Faced with a more uncertain economic climate and surging operating costs, CFOs anticipate a sharp deterioration in operating margins. Almost half (49 per cent) believe operating margins will decline over the next year. This figure has doubled since the previous survey. The reasons include high inflation across European countries caused by rising commodity, energy, operating and transport costs. The net balance of expectations concerning operating margins (the difference between the share of positive and negative responses) declined from 20 per cent in the autumn to -23 per cent in spring 2022.
CFOs in the consumer goods sector, faced with persistent supply chain disruptions, labour shortages and rising costs, are the most pessimistic, with 64 per cent believing that operating margins will decrease over the next year. At the other extreme, CFOs in the tourism & travel sector are the most optimistic: half (49 per cent) believe their margins will increase.
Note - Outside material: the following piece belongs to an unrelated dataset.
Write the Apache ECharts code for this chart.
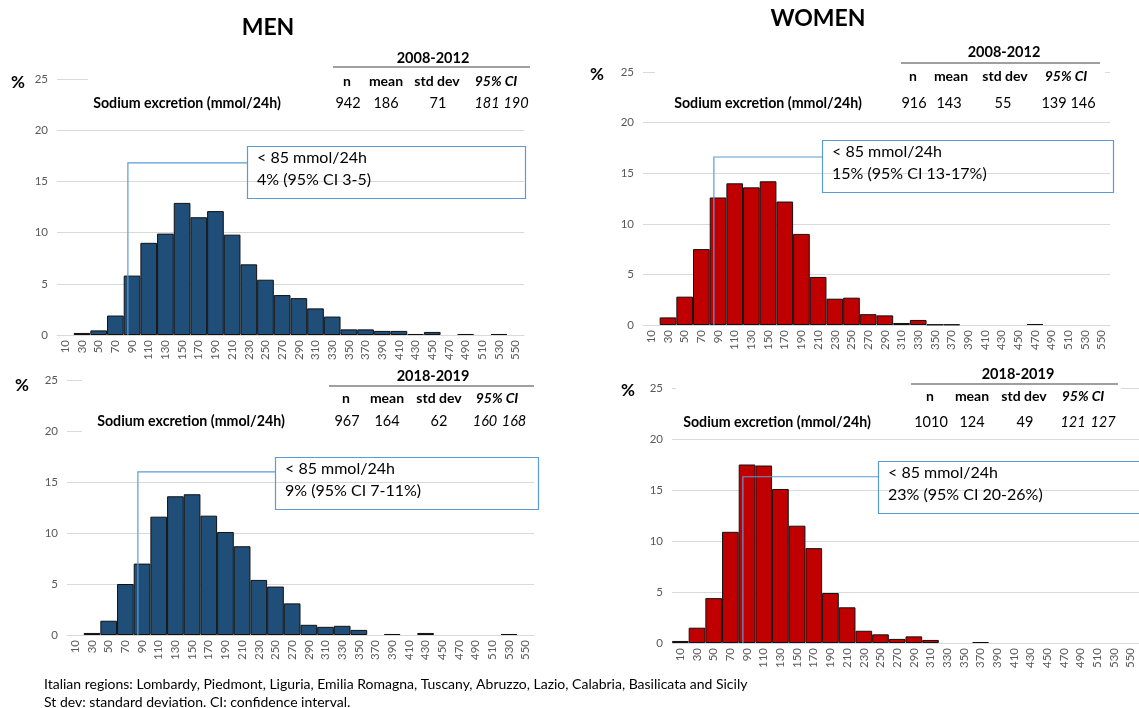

Although most CFOs remain optimistic that revenues will increase over the next 12 months, the net balance of expectations has decreased from 71 to 44 per cent. Despite this, 63 per cent of CFOs believe revenues will increase in the next 12 months while only 19 per cent feel revenues will decrease.
Similar trends can be observed across all sectors. CFOs in the business and professional services sector are the most optimistic, with 89 per cent expecting revenues will increase in the next 12 months. CFOs in the automotive industry are the least optimistic, with just 41 per cent expecting revenues to increase over the same period.
The net balance of expectations about capital expenditures (CAPEX) over the next 12 months has declined sharply, from 38 per cent in the autumn to 10 per cent in spring 2022. Despite this, a third of CFOs across Europe remain optimistic that they will increase CAPEX spending during the next 12 months.
CFOs in the automotive sector are the most pessimistic: it is the only sector to show a negative net balance in CAPEX spending intentions in spring 2022. The net balance of CFOs responding that CAPEX investments will increase declined sharply from 20 per cent in autumn 2021 to -13 per cent in spring 2022. Meanwhile the proportion of CFOs in the automotive industry who believe CAPEX investments will decrease has doubled, from 16 per cent in autumn 2021 to 37 per cent in spring 2022.
As with other critical metrics, the net balance in CFOs’ hiring expectations has also declined, from 42 per cent in spring 2021 to 28 per cent in autumn 2021 – but it remains higher than one year ago. The survey results also reveal that CFOs have revised up their plans for future employment considerably more strongly than for CAPEX. More than 40 per cent of CFOs expect to expand the number of employees over the next year, nearly three times more than those who expect a decrease (15 per cent) over the same period.
CFOs in all other sectors except automotive plan to increase hiring in the next 12 months. CFOs in the business and professional services sector (75 per cent) and tourism & travel (72 per cent) are the most confident that they will be increasing the employee headcount over the next 12 months. In contrast, a significant portion of CFOs in automotive (33 per cent) plan to decrease the employee headcount over the next year, the highest across all sectors.
One reason for the strength of corporate hiring plans is the pronounced shortage of skilled labour. This has been identified as one of the top three business risks in spring 2022.